Really I wanted some kind of tiling window manager, but I tried a few and they were surprisingly uncomfortable for a heavy CLI user like myself.
I still think there is some way to unify the CLI and GUI that hasn't been invented.
You could do something similar with https://papertrailapp.com/ or something else that support plain text forwarding. The advantage is that it would also support encryption, that this one does not seem to support.
The advantage that I can see of this service is that it does not require any setup.
Disclaimer: I don't work for Papertrail or anything, we just use it on work to store our logs.
Yeah, there are other similar services (many of which do a lot more than Seashells).
The idea with Seashells was to have a zero-overhead service that was available to the public without signup (kind of in the spirit of a URL shortener: anyone can make a short URL with no hassle).

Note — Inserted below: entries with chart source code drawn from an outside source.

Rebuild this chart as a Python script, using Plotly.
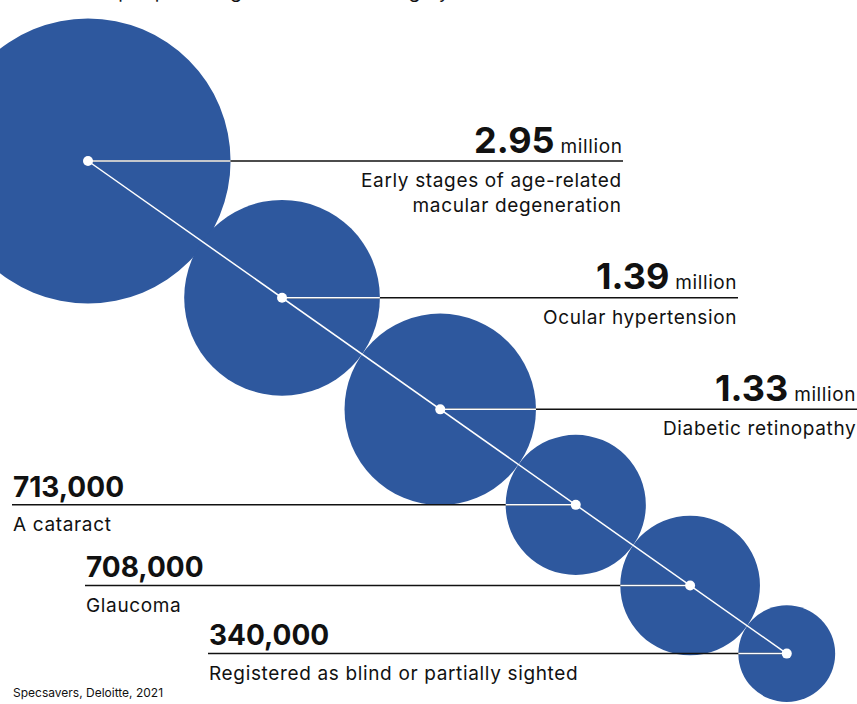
import math
import plotly.graph_objects as go

# Estimated number of people with each eye condition (UK, 2021)
conditions = [
    ["Early stages of age-related", "macular degeneration"],
    ["Ocular hypertension"],
    ["Diabetic retinopathy"],
    ["A cataract"],
    ["Glaucoma"],
    ["Registered as blind or partially sighted"],
]
people = [2_950_000, 1_390_000, 1_330_000, 713_000, 708_000, 340_000]
value_text = ["2.95", "1.39", "1.33", "713,000", "708,000", "340,000"]
in_millions = [True, True, True, False, False, False]
label_side = ["right", "right", "right", "left", "left", "left"]

# ---- layout constants -------------------------------------------------
W, H = 857, 704
BLUE = "#2E589E"
INK = "#111111"
FONT = "Inter"
PX_PER_ROOT_MILLION = 83.0          # circle radius = k * sqrt(millions)
START = (88.0, 161.0)               # centre of the first (largest) bubble
SLOPE = 0.705                       # direction of the chain of bubbles
label_ends = [623, 738, 857, 12, 85, 208]  # where each leader line stops


def tracked(s, px):
    """Wrap text in a span with a little extra letter spacing."""
    return f"<span style='letter-spacing:{px}px'>{s}</span>"


# radii scale with area, bubbles are chained tangent along the diagonal
radii = [PX_PER_ROOT_MILLION * math.sqrt(v / 1e6) for v in people]
ux, uy = 1 / math.hypot(1, SLOPE), SLOPE / math.hypot(1, SLOPE)
cx, cy = [START[0]], [START[1]]
for i in range(1, len(people)):
    d = radii[i - 1] + radii[i] - (3 if i == 1 else 0)
    cx.append(cx[-1] + ux * d)
    cy.append(cy[-1] + uy * d)

shapes = []
annotations = []

# bubbles
for x, y, r in zip(cx, cy, radii):
    shapes.append(dict(type="circle", xref="x", yref="y", layer="below",
                       x0=x - r, x1=x + r, y0=y - r, y1=y + r,
                       fillcolor=BLUE, line=dict(width=0)))

# leader lines: dark outside the bubble, white inside it
for i in range(len(people)):
    x, y, r, end = cx[i], cy[i], radii[i], label_ends[i]
    shapes.append(dict(type="line", xref="x", yref="y", layer="below",
                       x0=x, x1=end, y0=y, y1=y,
                       line=dict(color=INK, width=1.5)))
    edge = x + r if label_side[i] == "right" else x - r
    shapes.append(dict(type="line", xref="x", yref="y", layer="below",
                       x0=x, x1=edge, y0=y, y1=y,
                       line=dict(color="white", width=1.5)))

    if in_millions[i]:
        head = (f"<b>{value_text[i]}</b>"
                f"<span style='font-size:19px;letter-spacing:0.6px'> million</span>")
        size = 36
    else:
        head = f"<b>{value_text[i]}</b>"
        size = 28
    anchor = "right" if label_side[i] == "right" else "left"
    annotations.append(dict(x=end, y=y - 7 + size * 0.24, xref="x", yref="y",
                            text=head, showarrow=False, xanchor=anchor,
                            yanchor="bottom", borderpad=0,
                            font=dict(family=FONT, size=size, color=INK)))
    body = "<br>".join(tracked(line, 0.65) for line in conditions[i])
    annotations.append(dict(x=end, y=y + 7, xref="x", yref="y",
                            text=body, showarrow=False,
                            xanchor=anchor, yanchor="top", align=anchor,
                            borderpad=0,
                            font=dict(family=FONT, size=19, color=INK)))

# heading (runs off the top edge) and source
annotations.append(dict(x=8, y=4.2, xref="x", yref="y",
                        text=tracked("Number of people living with the following eye conditions in the UK", 0.8),
                        showarrow=False, xanchor="left", yanchor="bottom",
                        borderpad=0, font=dict(family=FONT, size=19, color=INK)))
annotations.append(dict(x=12, y=701, xref="x", yref="y",
                        text="Specsavers, Deloitte, 2021",
                        showarrow=False, xanchor="left", yanchor="bottom",
                        borderpad=0, font=dict(family=FONT, size=12, color=INK)))

fig = go.Figure()
# diagonal connector with the bubble centres
fig.add_trace(go.Scatter(x=cx, y=cy, mode="lines+markers",
                         line=dict(color="white", width=1.5),
                         marker=dict(color="white", size=10),
                         hoverinfo="skip", cliponaxis=False))

fig.update_layout(
    width=W, height=H, margin=dict(l=0, r=0, t=0, b=0),
    paper_bgcolor="white", plot_bgcolor="white",
    showlegend=False, shapes=shapes, annotations=annotations,
    xaxis=dict(range=[0, W], visible=False, fixedrange=True),
    yaxis=dict(range=[H, 0], visible=False, fixedrange=True),
)
fig.write_html("out.html")
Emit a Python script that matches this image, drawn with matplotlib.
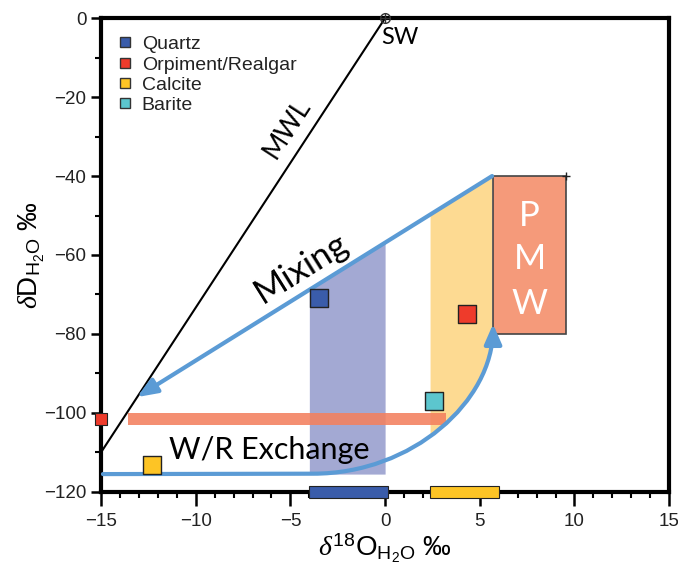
import numpy as np
import matplotlib
matplotlib.use("Agg")
import matplotlib.pyplot as plt
from matplotlib.patches import Rectangle, FancyArrowPatch, Polygon
from matplotlib.path import Path
from matplotlib.lines import Line2D

plt.rcParams['font.family'] = ['Liberation Sans', 'DejaVu Sans']
plt.rcParams['mathtext.fontset'] = 'custom'
plt.rcParams['mathtext.rm'] = 'Liberation Sans'
plt.rcParams['mathtext.it'] = 'Liberation Serif:italic'

# ---- data ----
minerals = ['Quartz', 'Orpiment/Realgar', 'Calcite', 'Barite']
colors = ['#3A5CAA', '#EE3B2B', '#FDC425', '#5CC6CE']
pts_x = [[-3.5], [4.3], [-12.3], [2.6]]
pts_y = [[-70.8], [-74.9], [-113.2], [-97.0]]
edge_pt_x = [-15.0]
edge_pt_y = [-101.5]

mwl_x = [-15.0, 0.0]
mwl_y = [-110.0, 0.0]
sw_x, sw_y = 0.0, 0.0

mix_start = (5.65, -40.0)
mix_end = (-13.1, -96.0)

wr_flat = [(-14.9, -115.5), (-3.8, -115.4)]
wr_bez = [(-3.8, -115.4), (1.45, -115.4), (5.7, -97.0), (5.7, -77.5)]

quartz_range = (-4.0, 0.15)
calcite_range = (2.35, 6.02)
calcite_shade = (2.4, 5.65)
orp_range = (-13.6, 3.2)
orp_y = -101.5

pmw_x = (5.7, 9.55)
pmw_y = (-80.0, -40.0)

xticks = [-15, -10, -5, 0, 5, 10, 15]
yticks = [-120, -100, -80, -60, -40, -20, 0]

blue_line = '#5B9BD5'

fig = plt.figure(figsize=(6.78, 5.66), dpi=100)
ax = fig.add_axes([0.149, 0.131, 0.838, 0.837])
ax.set_xlim(-15, 15)
ax.set_ylim(-120, 0)


def mix_y(x):
    (x0, y0), (x1, y1) = mix_start, mix_end
    return y0 + (np.asarray(x) - x0) * (y1 - y0) / (x1 - x0)


t = np.linspace(0, 1, 300)[:, None]
P = np.array(wr_bez)
bez = ((1 - t) ** 3) * P[0] + 3 * ((1 - t) ** 2) * t * P[1] + 3 * (1 - t) * t ** 2 * P[2] + t ** 3 * P[3]

# quartz shading
qx = np.array([quartz_range[0], 0.0])
ax.fill_between(qx, wr_flat[0][1], mix_y(qx), color='#A3A9D3', lw=0, zorder=1)

# calcite shading
mask = (bez[:, 0] >= calcite_shade[0]) & (bez[:, 0] <= calcite_shade[1])
curve = bez[mask]
topx = np.array([calcite_shade[0], calcite_shade[1]])
poly = np.vstack([np.column_stack([topx, mix_y(topx)]), curve[::-1]])
ax.add_patch(Polygon(poly, closed=True, color='#FDDA92', lw=0, zorder=1))

# orpiment range bar
ax.add_patch(Rectangle((orp_range[0], orp_y - 1.55), orp_range[1] - orp_range[0], 3.1,
                       color='#F3805E', alpha=0.88, lw=0, zorder=2))

# PMW box
ax.add_patch(Rectangle((pmw_x[0], pmw_y[0]), pmw_x[1] - pmw_x[0], pmw_y[1] - pmw_y[0],
                       facecolor='#F59A7A', edgecolor='#444444', lw=1.2, zorder=2))
for s, yy in zip(['P', 'M', 'W'], [-50.0, -61.0, -72.5]):
    ax.text(np.mean(pmw_x), yy, s, color='white', fontsize=25, ha='center', va='center',
            family=['Lato'], zorder=3)
ax.plot([pmw_x[1]], [pmw_y[1]], marker='+', color='#222222', ms=6, mew=1, clip_on=False, zorder=4)

# MWL
ax.plot(mwl_x, mwl_y, color='black', lw=1.5, zorder=3)
ax.text(-5.2, -28.0, 'MWL', rotation=57, fontsize=19, ha='center', va='center',
        family=['Lato'], zorder=3)
ax.plot([sw_x], [sw_y], marker='o', mfc='none', mec='#333333', ms=7, mew=1, clip_on=False, zorder=5)
ax.plot([sw_x], [sw_y], marker='+', color='#333333', ms=7, mew=1, clip_on=False, zorder=5)
ax.text(-0.2, -2.2, 'SW', fontsize=17, ha='left', va='top', family=['Lato'], zorder=3)

# mixing arrow
ax.add_patch(FancyArrowPatch(mix_start, mix_end, arrowstyle='-|>,head_length=8,head_width=3.2',
                             color=blue_line, lw=3, mutation_scale=1.5, shrinkA=0, shrinkB=0, zorder=4))
ax.text(-4.4, -63.2, 'Mixing', rotation=32, fontsize=25, ha='center', va='center',
        family=['Lato'], zorder=4)

# W/R exchange arrow
verts = [wr_flat[0], wr_flat[1]] + [tuple(p) for p in wr_bez[1:]]
codes = [Path.MOVETO, Path.LINETO, Path.CURVE4, Path.CURVE4, Path.CURVE4]
ax.add_patch(FancyArrowPatch(path=Path(verts, codes), arrowstyle='-|>,head_length=8,head_width=3.5',
                             color=blue_line, lw=3, mutation_scale=1.5, zorder=4))
ax.text(-6.1, -109.5, 'W/R Exchange', fontsize=22, ha='center', va='center',
        family=['Lato'], zorder=4)

# bottom range bars
ax.add_patch(Rectangle((quartz_range[0], -121.6), quartz_range[1] - quartz_range[0], 3.2,
                       facecolor=colors[0], edgecolor='#222222', lw=0.8, clip_on=False, zorder=6))
ax.add_patch(Rectangle((calcite_range[0], -121.6), calcite_range[1] - calcite_range[0], 3.2,
                       facecolor=colors[2], edgecolor='#222222', lw=0.8, clip_on=False, zorder=6))

# mineral points
for xs, ys, c in zip(pts_x, pts_y, colors):
    ax.scatter(xs, ys, marker='s', s=150, color=c, edgecolor='#222222', lw=1, zorder=6, clip_on=False)
ax.scatter(edge_pt_x, edge_pt_y, marker='s', s=65, color=colors[1], edgecolor='#222222', lw=0.8,
           zorder=6, clip_on=False)

# legend
handles = [Line2D([], [], marker='s', ls='none', ms=7, mfc=c, mec='#333333', mew=1) for c in colors]
leg = ax.legend(handles, minerals, loc='upper left', bbox_to_anchor=(0.0, 0.996), frameon=False,
                fontsize=14, handletextpad=0.4, labelspacing=0.14, borderaxespad=0.4,
                handlelength=0.9)
for txt in leg.get_texts():
    txt.set_color('#222222')

# axes styling
for sp in ax.spines.values():
    sp.set_linewidth(3)
ax.set_xticks(xticks)
ax.set_yticks(yticks)
ax.set_xticklabels([str(v).replace('-', '\u2212') for v in xticks])
ax.set_yticklabels([str(v).replace('-', '\u2212') for v in yticks])
ax.set_xticks(np.arange(-15, 16, 1), minor=True)
ax.set_yticks(np.arange(-120, 1, 10), minor=True)
ax.tick_params(which='major', length=7, width=1.8, labelsize=13.5, colors='black', labelcolor='#222222')
ax.tick_params(axis='x', which='major', length=10, pad=5)
ax.tick_params(which='minor', length=4, width=1.5)
ax.set_xlabel(r'$\mathit{\delta}^{18}\mathrm{O}_{\mathrm{H_2O}}$ ‰', fontsize=20, labelpad=1)
ax.set_ylabel(r'$\mathit{\delta}\mathrm{D}_{\mathrm{H_2O}}$ ‰', fontsize=20, labelpad=-2)

fig.savefig('out.png', dpi=100)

Password-based client-side encryption is coming in the next version (so you won't need to trust the server operator anymore).
How exactly would you imagine this being integrated with Slack? Would you want to share stuff from your terminal into Slack? Or you want to share content from Slack?
Slightly different from https://github.com/mthenw/frontail but similar type of thinking. Will be interesting to see how you can evolve security and management.
In a sense, it's a no-signup-required hosted version of frontail where the client and server are separated and you don't need a server with a public IP to use it.
Oh, I should update the text to clarify: sessions are garbage collected 24 hours after the program has terminated (so after there's no possibility of the program producing more output).
There will probably be more options for persistence once there's an accounts system (to prevent abuse).
I made a service to enable me to easily monitor long-running experiments (e.g. training neural nets). I thought it would be generally useful, so I'm opening it up to the public. I'm curious to hear what you all think!